--- START OF AVAILABLE DATA ---
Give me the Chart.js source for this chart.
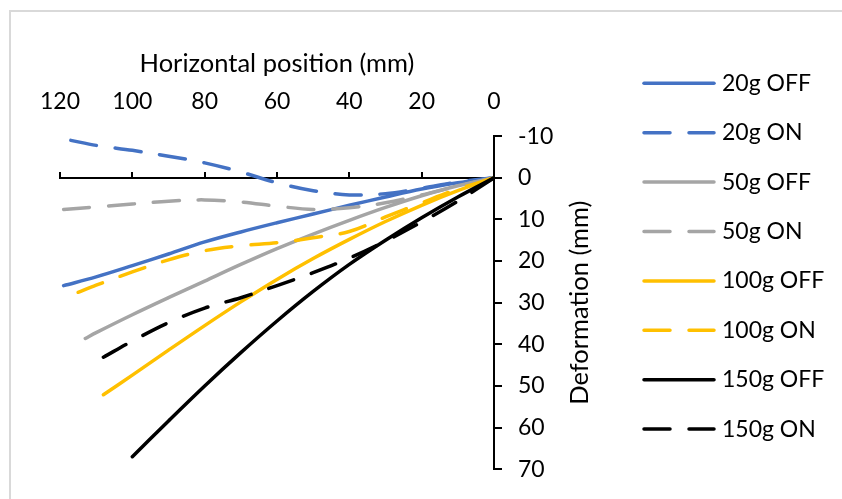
<!DOCTYPE html>
<html>
<head>
<meta charset="utf-8">
<script src="https://cdn.jsdelivr.net/npm/chart.js@4.4.0/dist/chart.umd.min.js"></script>
<style>
  body { margin: 0; background: #fff; overflow: hidden; }
  #wrap { position: relative; width: 842px; height: 499px; overflow: hidden; }
  #frame { position: absolute; left: 9px; top: 10px; width: 900px; height: 600px; border: 2px solid #d9d9d9; }
  #deformChart { position: absolute; left: 0; top: 0; }
</style>
</head>
<body>
<div id="wrap">
  <div id="frame"></div>
  <canvas id="deformChart" width="842" height="499"></canvas>
</div>
<script>
// Horizontal position (mm) and deformation (mm)
const pos20Off = [119, 110, 100, 90, 80, 70, 60, 50, 40, 30, 20, 10, 0];
const def20Off = [25.9, 23.8, 21.1, 18.3, 15.4, 13.0, 10.8, 8.7, 6.6, 4.6, 2.7, 1.2, 0];
const pos20On = [117, 110, 100, 90, 80, 70, 60, 50, 40, 30, 20, 10, 0];
const def20On = [-9.0, -7.8, -6.6, -5.2, -3.6, -1.4, 1.2, 3.1, 4.1, 3.8, 2.5, 1.0, 0];
const pos50Off = [113, 110, 100, 90, 80, 70, 60, 50, 40, 30, 20, 10, 0];
const def50Off = [38.6, 37.2, 32.9, 28.8, 24.8, 20.8, 17.0, 13.5, 10.2, 7.1, 4.3, 1.9, 0];
const pos50On = [119, 110, 100, 90, 80, 70, 60, 50, 40, 30, 20, 10, 0];
const def50On = [7.6, 7.0, 6.3, 5.6, 5.3, 5.8, 6.8, 7.6, 7.2, 6.0, 4.1, 2.0, 0];
const pos100Off = [108, 100, 90, 80, 70, 60, 50, 40, 30, 20, 10, 0];
const def100Off = [52.1, 47.4, 41.4, 35.5, 29.8, 24.4, 19.4, 14.8, 10.5, 6.6, 3.1, 0];
const pos100On = [115, 110, 100, 90, 80, 70, 60, 50, 40, 30, 20, 10, 0];
const def100On = [27.5, 25.8, 22.6, 19.7, 17.5, 16.3, 15.6, 14.4, 12.9, 9.4, 6.0, 2.7, 0];
const pos150Off = [100, 90, 80, 70, 60, 50, 40, 30, 20, 10, 0];
const def150Off = [67.0, 58.4, 50.0, 42.0, 34.4, 27.3, 20.8, 15.0, 9.6, 4.6, 0];
const pos150On = [108, 100, 90, 80, 70, 60, 50, 40, 30, 20, 10, 0];
const def150On = [43.1, 39.2, 34.8, 31.3, 28.8, 25.9, 22.8, 19.3, 15.2, 10.6, 5.6, 0];

const seriesNames = ['20g OFF', '20g ON', '50g OFF', '50g ON', '100g OFF', '100g ON', '150g OFF', '150g ON'];
const seriesPos = [pos20Off, pos20On, pos50Off, pos50On, pos100Off, pos100On, pos150Off, pos150On];
const seriesDef = [def20Off, def20On, def50Off, def50On, def100Off, def100On, def150Off, def150On];
const seriesColors = ['#4472C4', '#4472C4', '#A5A5A5', '#A5A5A5', '#FFC000', '#FFC000', '#000000', '#000000'];

Chart.defaults.font.family = 'Lato';
Chart.defaults.font.size = 23;
Chart.defaults.color = '#000';

const datasets = seriesNames.map((name, i) => ({
  label: name,
  data: seriesPos[i].map((x, j) => ({ x: x, y: seriesDef[i][j] })),
  borderColor: seriesColors[i],
  backgroundColor: seriesColors[i],
  borderWidth: 3.5,
  borderDash: i % 2 === 1 ? [26, 19] : [],
  borderCapStyle: 'round',
  showLine: true,
  pointRadius: 0,
  tension: 0.35,
  order: seriesNames.length - i
}));

// y axis title reads bottom-to-top on the right side
const yTitlePlugin = {
  id: 'yTitle',
  afterDraw(chart) {
    const s = chart.scales.y;
    const ctx = chart.ctx;
    ctx.save();
    ctx.translate(s.left + 86, (s.top + s.bottom) / 2);
    ctx.rotate(-Math.PI / 2);
    ctx.font = '25.5px Lato';
    ctx.fillStyle = '#000';
    ctx.textAlign = 'center';
    ctx.textBaseline = 'middle';
    ctx.fillText('Deformation (mm)', 0, 0);
    ctx.restore();
  }
};

// legend drawn as long line samples like the original
const sideLegend = {
  id: 'sideLegend',
  afterDraw(chart, args, opts) {
    const ctx = chart.ctx;
    chart.data.datasets.forEach((ds, i) => {
      const y = opts.top + i * opts.rowGap;
      ctx.save();
      ctx.strokeStyle = ds.borderColor;
      ctx.lineWidth = ds.borderWidth;
      ctx.lineCap = 'round';
      ctx.setLineDash(ds.borderDash);
      ctx.beginPath();
      ctx.moveTo(opts.left, y);
      ctx.lineTo(opts.left + opts.lineLength, y);
      ctx.stroke();
      ctx.setLineDash([]);
      ctx.fillStyle = '#000';
      ctx.font = '23px Lato';
      ctx.textBaseline = 'middle';
      ctx.fillText(ds.label, opts.left + opts.lineLength + opts.gap, y);
      ctx.restore();
    });
  }
};

new Chart(document.getElementById('deformChart'), {
  type: 'scatter',
  data: { datasets: datasets },
  plugins: [yTitlePlugin, sideLegend],
  options: {
    responsive: false,
    animation: false,
    layout: { padding: { left: 60, top: 45, right: 228, bottom: 27 } },
    scales: {
      x: {
        type: 'linear',
        position: 'top',
        reverse: true,
        min: 0,
        max: 120,
        border: { display: false },
        grid: { display: false, drawTicks: false },
        ticks: { stepSize: 20, padding: 21 },
        title: { display: true, text: 'Horizontal position (mm)', font: { size: 25.5 }, padding: { top: 3, bottom: -12 } }
      },
      xb: {
        type: 'linear',
        axis: 'x',
        position: { y: 0 },
        reverse: true,
        min: 0,
        max: 120,
        border: { display: true, color: '#000', width: 2 },
        grid: { display: true, drawOnChartArea: false, drawTicks: true, tickLength: -7, color: '#000', lineWidth: 2 },
        ticks: { display: false, stepSize: 20 }
      },
      y: {
        type: 'linear',
        position: 'right',
        reverse: true,
        min: -10,
        max: 70,
        border: { display: true, color: '#000', width: 2 },
        grid: { drawOnChartArea: false, tickLength: 8, color: '#000', lineWidth: 2 },
        ticks: { stepSize: 10, padding: 16 },
        afterFit(scale) { scale.width = 120; }
      }
    },
    plugins: {
      legend: { display: false },
      tooltip: { enabled: false },
      sideLegend: { left: 644, top: 83.3, rowGap: 49.4, lineLength: 70, gap: 8 }
    }
  }
});
</script>
</body>
</html>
--- END OF AVAILABLE DATA ---
### EXERCISE:
Reproduce the material word for word, minus the images.

### FINAL RESULT:
Give me the Chart.js source for this chart.
<!DOCTYPE html>
<html>
<head>
<meta charset="utf-8">
<script src="https://cdn.jsdelivr.net/npm/chart.js@4.4.0/dist/chart.umd.min.js"></script>
<style>
  body { margin: 0; background: #fff; overflow: hidden; }
  #wrap { position: relative; width: 842px; height: 499px; overflow: hidden; }
  #frame { position: absolute; left: 9px; top: 10px; width: 900px; height: 600px; border: 2px solid #d9d9d9; }
  #deformChart { position: absolute; left: 0; top: 0; }
</style>
</head>
<body>
<div id="wrap">
  <div id="frame"></div>
  <canvas id="deformChart" width="842" height="499"></canvas>
</div>
<script>
// Horizontal position (mm) and deformation (mm)
const pos20Off = [119, 110, 100, 90, 80, 70, 60, 50, 40, 30, 20, 10, 0];
const def20Off = [25.9, 23.8, 21.1, 18.3, 15.4, 13.0, 10.8, 8.7, 6.6, 4.6, 2.7, 1.2, 0];
const pos20On = [117, 110, 100, 90, 80, 70, 60, 50, 40, 30, 20, 10, 0];
const def20On = [-9.0, -7.8, -6.6, -5.2, -3.6, -1.4, 1.2, 3.1, 4.1, 3.8, 2.5, 1.0, 0];
const pos50Off = [113, 110, 100, 90, 80, 70, 60, 50, 40, 30, 20, 10, 0];
const def50Off = [38.6, 37.2, 32.9, 28.8, 24.8, 20.8, 17.0, 13.5, 10.2, 7.1, 4.3, 1.9, 0];
const pos50On = [119, 110, 100, 90, 80, 70, 60, 50, 40, 30, 20, 10, 0];
const def50On = [7.6, 7.0, 6.3, 5.6, 5.3, 5.8, 6.8, 7.6, 7.2, 6.0, 4.1, 2.0, 0];
const pos100Off = [108, 100, 90, 80, 70, 60, 50, 40, 30, 20, 10, 0];
const def100Off = [52.1, 47.4, 41.4, 35.5, 29.8, 24.4, 19.4, 14.8, 10.5, 6.6, 3.1, 0];
const pos100On = [115, 110, 100, 90, 80, 70, 60, 50, 40, 30, 20, 10, 0];
const def100On = [27.5, 25.8, 22.6, 19.7, 17.5, 16.3, 15.6, 14.4, 12.9, 9.4, 6.0, 2.7, 0];
const pos150Off = [100, 90, 80, 70, 60, 50, 40, 30, 20, 10, 0];
const def150Off = [67.0, 58.4, 50.0, 42.0, 34.4, 27.3, 20.8, 15.0, 9.6, 4.6, 0];
const pos150On = [108, 100, 90, 80, 70, 60, 50, 40, 30, 20, 10, 0];
const def150On = [43.1, 39.2, 34.8, 31.3, 28.8, 25.9, 22.8, 19.3, 15.2, 10.6, 5.6, 0];

const seriesNames = ['20g OFF', '20g ON', '50g OFF', '50g ON', '100g OFF', '100g ON', '150g OFF', '150g ON'];
const seriesPos = [pos20Off, pos20On, pos50Off, pos50On, pos100Off, pos100On, pos150Off, pos150On];
const seriesDef = [def20Off, def20On, def50Off, def50On, def100Off, def100On, def150Off, def150On];
const seriesColors = ['#4472C4', '#4472C4', '#A5A5A5', '#A5A5A5', '#FFC000', '#FFC000', '#000000', '#000000'];

Chart.defaults.font.family = 'Lato';
Chart.defaults.font.size = 23;
Chart.defaults.color = '#000';

const datasets = seriesNames.map((name, i) => ({
  label: name,
  data: seriesPos[i].map((x, j) => ({ x: x, y: seriesDef[i][j] })),
  borderColor: seriesColors[i],
  backgroundColor: seriesColors[i],
  borderWidth: 3.5,
  borderDash: i % 2 === 1 ? [26, 19] : [],
  borderCapStyle: 'round',
  showLine: true,
  pointRadius: 0,
  tension: 0.35,
  order: seriesNames.length - i
}));

// y axis title reads bottom-to-top on the right side
const yTitlePlugin = {
  id: 'yTitle',
  afterDraw(chart) {
    const s = chart.scales.y;
    const ctx = chart.ctx;
    ctx.save();
    ctx.translate(s.left + 86, (s.top + s.bottom) / 2);
    ctx.rotate(-Math.PI / 2);
    ctx.font = '25.5px Lato';
    ctx.fillStyle = '#000';
    ctx.textAlign = 'center';
    ctx.textBaseline = 'middle';
    ctx.fillText('Deformation (mm)', 0, 0);
    ctx.restore();
  }
};

// legend drawn as long line samples like the original
const sideLegend = {
  id: 'sideLegend',
  afterDraw(chart, args, opts) {
    const ctx = chart.ctx;
    chart.data.datasets.forEach((ds, i) => {
      const y = opts.top + i * opts.rowGap;
      ctx.save();
      ctx.strokeStyle = ds.borderColor;
      ctx.lineWidth = ds.borderWidth;
      ctx.lineCap = 'round';
      ctx.setLineDash(ds.borderDash);
      ctx.beginPath();
      ctx.moveTo(opts.left, y);
      ctx.lineTo(opts.left + opts.lineLength, y);
      ctx.stroke();
      ctx.setLineDash([]);
      ctx.fillStyle = '#000';
      ctx.font = '23px Lato';
      ctx.textBaseline = 'middle';
      ctx.fillText(ds.label, opts.left + opts.lineLength + opts.gap, y);
      ctx.restore();
    });
  }
};

new Chart(document.getElementById('deformChart'), {
  type: 'scatter',
  data: { datasets: datasets },
  plugins: [yTitlePlugin, sideLegend],
  options: {
    responsive: false,
    animation: false,
    layout: { padding: { left: 60, top: 45, right: 228, bottom: 27 } },
    scales: {
      x: {
        type: 'linear',
        position: 'top',
        reverse: true,
        min: 0,
        max: 120,
        border: { display: false },
        grid: { display: false, drawTicks: false },
        ticks: { stepSize: 20, padding: 21 },
        title: { display: true, text: 'Horizontal position (mm)', font: { size: 25.5 }, padding: { top: 3, bottom: -12 } }
      },
      xb: {
        type: 'linear',
        axis: 'x',
        position: { y: 0 },
        reverse: true,
        min: 0,
        max: 120,
        border: { display: true, color: '#000', width: 2 },
        grid: { display: true, drawOnChartArea: false, drawTicks: true, tickLength: -7, color: '#000', lineWidth: 2 },
        ticks: { display: false, stepSize: 20 }
      },
      y: {
        type: 'linear',
        position: 'right',
        reverse: true,
        min: -10,
        max: 70,
        border: { display: true, color: '#000', width: 2 },
        grid: { drawOnChartArea: false, tickLength: 8, color: '#000', lineWidth: 2 },
        ticks: { stepSize: 10, padding: 16 },
        afterFit(scale) { scale.width = 120; }
      }
    },
    plugins: {
      legend: { display: false },
      tooltip: { enabled: false },
      sideLegend: { left: 644, top: 83.3, rowGap: 49.4, lineLength: 70, gap: 8 }
    }
  }
});
</script>
</body>
</html>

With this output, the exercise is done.